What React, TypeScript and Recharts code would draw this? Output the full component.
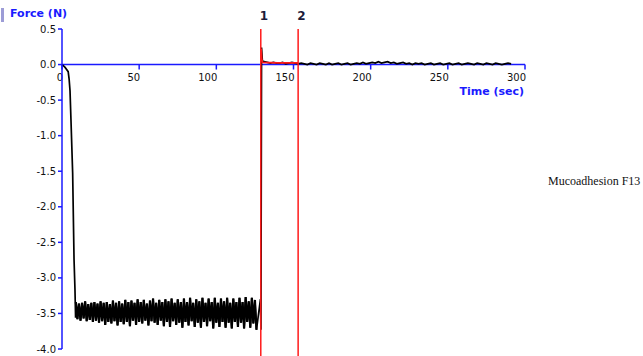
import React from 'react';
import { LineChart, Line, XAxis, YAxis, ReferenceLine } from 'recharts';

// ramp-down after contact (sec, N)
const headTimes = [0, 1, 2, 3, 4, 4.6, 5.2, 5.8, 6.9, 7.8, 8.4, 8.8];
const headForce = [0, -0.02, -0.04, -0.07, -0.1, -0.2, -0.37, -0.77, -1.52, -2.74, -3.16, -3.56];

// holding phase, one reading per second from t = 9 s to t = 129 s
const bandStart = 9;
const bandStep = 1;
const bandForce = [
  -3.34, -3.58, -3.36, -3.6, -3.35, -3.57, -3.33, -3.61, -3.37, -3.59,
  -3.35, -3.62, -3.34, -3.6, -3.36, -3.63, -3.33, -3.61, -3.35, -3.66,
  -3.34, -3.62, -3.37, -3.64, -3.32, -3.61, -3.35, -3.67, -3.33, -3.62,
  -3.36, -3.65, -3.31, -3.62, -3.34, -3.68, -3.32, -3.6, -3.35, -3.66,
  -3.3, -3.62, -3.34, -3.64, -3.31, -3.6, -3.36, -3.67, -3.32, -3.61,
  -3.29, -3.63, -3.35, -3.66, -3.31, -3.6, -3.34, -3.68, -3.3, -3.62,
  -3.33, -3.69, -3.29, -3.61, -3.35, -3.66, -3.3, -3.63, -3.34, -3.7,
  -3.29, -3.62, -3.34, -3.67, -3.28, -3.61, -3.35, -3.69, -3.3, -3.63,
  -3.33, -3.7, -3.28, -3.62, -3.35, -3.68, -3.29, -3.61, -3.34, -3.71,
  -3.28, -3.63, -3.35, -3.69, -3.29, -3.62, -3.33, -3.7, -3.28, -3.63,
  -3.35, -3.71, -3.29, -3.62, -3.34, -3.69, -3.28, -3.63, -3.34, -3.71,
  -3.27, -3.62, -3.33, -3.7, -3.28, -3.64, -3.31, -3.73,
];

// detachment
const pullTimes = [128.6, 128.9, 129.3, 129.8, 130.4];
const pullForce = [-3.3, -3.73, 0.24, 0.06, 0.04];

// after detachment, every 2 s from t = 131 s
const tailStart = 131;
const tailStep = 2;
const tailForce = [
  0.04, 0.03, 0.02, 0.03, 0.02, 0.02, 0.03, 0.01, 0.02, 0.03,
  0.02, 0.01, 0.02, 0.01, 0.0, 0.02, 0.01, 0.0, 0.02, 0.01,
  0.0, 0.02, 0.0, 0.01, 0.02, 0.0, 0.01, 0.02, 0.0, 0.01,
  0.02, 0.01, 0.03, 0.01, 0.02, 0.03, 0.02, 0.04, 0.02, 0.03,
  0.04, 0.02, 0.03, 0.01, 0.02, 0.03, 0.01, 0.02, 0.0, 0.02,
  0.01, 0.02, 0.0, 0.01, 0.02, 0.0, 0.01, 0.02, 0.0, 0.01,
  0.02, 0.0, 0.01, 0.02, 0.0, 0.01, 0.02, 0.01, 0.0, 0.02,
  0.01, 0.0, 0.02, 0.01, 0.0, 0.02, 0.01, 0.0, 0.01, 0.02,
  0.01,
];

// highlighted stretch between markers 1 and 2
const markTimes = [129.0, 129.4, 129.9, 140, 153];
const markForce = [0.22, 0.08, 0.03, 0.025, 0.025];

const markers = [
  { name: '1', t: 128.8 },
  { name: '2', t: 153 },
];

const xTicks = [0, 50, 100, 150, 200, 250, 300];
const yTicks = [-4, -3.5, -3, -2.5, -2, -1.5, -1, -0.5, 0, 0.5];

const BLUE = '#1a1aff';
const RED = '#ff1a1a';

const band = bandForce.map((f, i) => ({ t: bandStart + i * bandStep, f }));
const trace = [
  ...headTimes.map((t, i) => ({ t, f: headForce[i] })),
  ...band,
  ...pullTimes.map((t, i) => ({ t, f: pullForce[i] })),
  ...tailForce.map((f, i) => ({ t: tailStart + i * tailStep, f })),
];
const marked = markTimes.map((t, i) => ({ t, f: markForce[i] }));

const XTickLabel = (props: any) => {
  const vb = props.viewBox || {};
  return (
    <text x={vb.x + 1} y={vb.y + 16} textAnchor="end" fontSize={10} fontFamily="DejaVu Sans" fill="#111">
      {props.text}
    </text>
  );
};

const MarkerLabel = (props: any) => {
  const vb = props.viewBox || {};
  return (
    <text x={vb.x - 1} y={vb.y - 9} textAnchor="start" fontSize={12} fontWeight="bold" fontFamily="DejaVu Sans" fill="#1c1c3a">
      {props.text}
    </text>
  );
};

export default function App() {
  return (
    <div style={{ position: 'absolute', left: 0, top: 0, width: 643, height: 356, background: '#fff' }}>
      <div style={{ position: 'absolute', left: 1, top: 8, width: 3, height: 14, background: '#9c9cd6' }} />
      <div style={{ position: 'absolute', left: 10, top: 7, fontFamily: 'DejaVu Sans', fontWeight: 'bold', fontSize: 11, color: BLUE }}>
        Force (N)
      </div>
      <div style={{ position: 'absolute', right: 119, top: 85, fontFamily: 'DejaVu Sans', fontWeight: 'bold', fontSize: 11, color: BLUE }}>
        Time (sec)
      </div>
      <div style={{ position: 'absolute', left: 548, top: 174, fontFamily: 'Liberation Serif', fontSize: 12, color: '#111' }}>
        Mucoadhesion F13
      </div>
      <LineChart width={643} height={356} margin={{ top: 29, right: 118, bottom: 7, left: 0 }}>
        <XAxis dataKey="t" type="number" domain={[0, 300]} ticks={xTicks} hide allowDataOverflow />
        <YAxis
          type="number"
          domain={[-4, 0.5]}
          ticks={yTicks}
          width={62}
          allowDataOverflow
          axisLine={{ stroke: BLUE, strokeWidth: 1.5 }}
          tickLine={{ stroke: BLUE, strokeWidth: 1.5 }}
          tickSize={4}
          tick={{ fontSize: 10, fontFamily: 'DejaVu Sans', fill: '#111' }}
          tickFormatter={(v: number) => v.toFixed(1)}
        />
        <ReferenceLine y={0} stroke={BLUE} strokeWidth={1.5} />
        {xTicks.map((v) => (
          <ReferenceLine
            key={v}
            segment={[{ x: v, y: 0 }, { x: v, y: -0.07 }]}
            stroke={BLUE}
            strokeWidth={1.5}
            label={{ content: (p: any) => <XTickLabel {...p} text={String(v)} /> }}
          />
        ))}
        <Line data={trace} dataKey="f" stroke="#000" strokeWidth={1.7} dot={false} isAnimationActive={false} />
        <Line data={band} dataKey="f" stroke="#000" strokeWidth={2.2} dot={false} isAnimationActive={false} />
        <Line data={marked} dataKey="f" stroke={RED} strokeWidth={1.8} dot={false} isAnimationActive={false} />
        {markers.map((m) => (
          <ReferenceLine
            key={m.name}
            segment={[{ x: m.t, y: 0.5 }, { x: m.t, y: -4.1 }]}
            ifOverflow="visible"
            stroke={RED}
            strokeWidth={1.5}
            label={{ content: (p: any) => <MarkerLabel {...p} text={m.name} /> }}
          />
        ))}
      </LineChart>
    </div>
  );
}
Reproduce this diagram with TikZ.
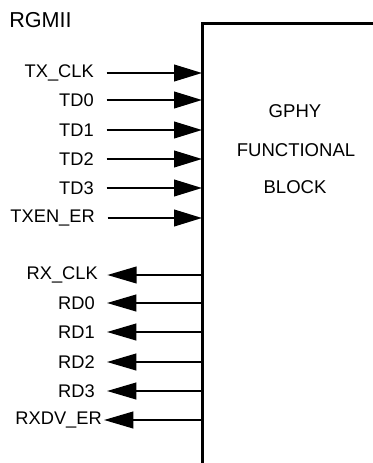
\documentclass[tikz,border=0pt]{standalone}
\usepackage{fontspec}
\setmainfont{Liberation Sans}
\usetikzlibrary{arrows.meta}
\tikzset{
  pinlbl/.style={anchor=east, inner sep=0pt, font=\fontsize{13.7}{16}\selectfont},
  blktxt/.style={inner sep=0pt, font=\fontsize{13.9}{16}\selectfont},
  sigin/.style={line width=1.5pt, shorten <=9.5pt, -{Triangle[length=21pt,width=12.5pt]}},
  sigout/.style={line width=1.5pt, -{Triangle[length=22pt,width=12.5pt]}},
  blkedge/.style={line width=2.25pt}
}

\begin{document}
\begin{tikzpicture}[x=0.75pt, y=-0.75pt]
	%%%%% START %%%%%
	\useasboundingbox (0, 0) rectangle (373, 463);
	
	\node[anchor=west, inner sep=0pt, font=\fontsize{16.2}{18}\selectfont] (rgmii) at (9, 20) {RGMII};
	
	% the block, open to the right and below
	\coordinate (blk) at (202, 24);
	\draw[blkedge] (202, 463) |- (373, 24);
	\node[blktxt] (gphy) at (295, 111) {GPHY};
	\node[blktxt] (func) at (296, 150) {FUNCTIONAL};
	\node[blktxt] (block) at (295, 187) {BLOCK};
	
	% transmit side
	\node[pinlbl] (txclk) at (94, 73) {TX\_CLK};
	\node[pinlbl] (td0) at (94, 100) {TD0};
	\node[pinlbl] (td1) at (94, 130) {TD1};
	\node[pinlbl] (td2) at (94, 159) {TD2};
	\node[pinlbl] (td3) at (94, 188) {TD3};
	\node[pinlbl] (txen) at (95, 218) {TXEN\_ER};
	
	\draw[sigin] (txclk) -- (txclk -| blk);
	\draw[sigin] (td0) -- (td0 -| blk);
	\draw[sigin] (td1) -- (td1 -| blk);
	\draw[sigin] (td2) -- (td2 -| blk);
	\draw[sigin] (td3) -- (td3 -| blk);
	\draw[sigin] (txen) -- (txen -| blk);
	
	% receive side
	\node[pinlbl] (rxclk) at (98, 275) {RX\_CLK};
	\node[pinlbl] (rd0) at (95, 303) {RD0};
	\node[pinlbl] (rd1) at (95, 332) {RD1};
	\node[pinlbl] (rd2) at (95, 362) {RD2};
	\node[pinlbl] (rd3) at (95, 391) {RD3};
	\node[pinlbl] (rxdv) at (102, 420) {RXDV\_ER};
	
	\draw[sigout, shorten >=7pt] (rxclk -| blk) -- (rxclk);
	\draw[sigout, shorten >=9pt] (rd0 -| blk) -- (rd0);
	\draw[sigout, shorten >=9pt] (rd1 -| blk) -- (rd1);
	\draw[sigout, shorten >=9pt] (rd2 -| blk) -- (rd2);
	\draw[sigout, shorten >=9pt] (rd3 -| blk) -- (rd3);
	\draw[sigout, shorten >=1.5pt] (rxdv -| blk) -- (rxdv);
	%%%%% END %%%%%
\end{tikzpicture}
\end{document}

::::

Directions for this task:
Everything above from the line with "Reproduce this diagram with TikZ." through the line with "(txen -| blk);" should be retyped exactly, and nothing else; omit pictures.

Task response:
Reproduce this diagram with TikZ.
\documentclass[tikz,border=0pt]{standalone}
\usepackage{fontspec}
\setmainfont{Liberation Sans}
\usetikzlibrary{arrows.meta}
\tikzset{
  pinlbl/.style={anchor=east, inner sep=0pt, font=\fontsize{13.7}{16}\selectfont},
  blktxt/.style={inner sep=0pt, font=\fontsize{13.9}{16}\selectfont},
  sigin/.style={line width=1.5pt, shorten <=9.5pt, -{Triangle[length=21pt,width=12.5pt]}},
  sigout/.style={line width=1.5pt, -{Triangle[length=22pt,width=12.5pt]}},
  blkedge/.style={line width=2.25pt}
}

\begin{document}
\begin{tikzpicture}[x=0.75pt, y=-0.75pt]
	%%%%% START %%%%%
	\useasboundingbox (0, 0) rectangle (373, 463);
	
	\node[anchor=west, inner sep=0pt, font=\fontsize{16.2}{18}\selectfont] (rgmii) at (9, 20) {RGMII};
	
	% the block, open to the right and below
	\coordinate (blk) at (202, 24);
	\draw[blkedge] (202, 463) |- (373, 24);
	\node[blktxt] (gphy) at (295, 111) {GPHY};
	\node[blktxt] (func) at (296, 150) {FUNCTIONAL};
	\node[blktxt] (block) at (295, 187) {BLOCK};
	
	% transmit side
	\node[pinlbl] (txclk) at (94, 73) {TX\_CLK};
	\node[pinlbl] (td0) at (94, 100) {TD0};
	\node[pinlbl] (td1) at (94, 130) {TD1};
	\node[pinlbl] (td2) at (94, 159) {TD2};
	\node[pinlbl] (td3) at (94, 188) {TD3};
	\node[pinlbl] (txen) at (95, 218) {TXEN\_ER};
	
	\draw[sigin] (txclk) -- (txclk -| blk);
	\draw[sigin] (td0) -- (td0 -| blk);
	\draw[sigin] (td1) -- (td1 -| blk);
	\draw[sigin] (td2) -- (td2 -| blk);
	\draw[sigin] (td3) -- (td3 -| blk);
	\draw[sigin] (txen) -- (txen -| blk);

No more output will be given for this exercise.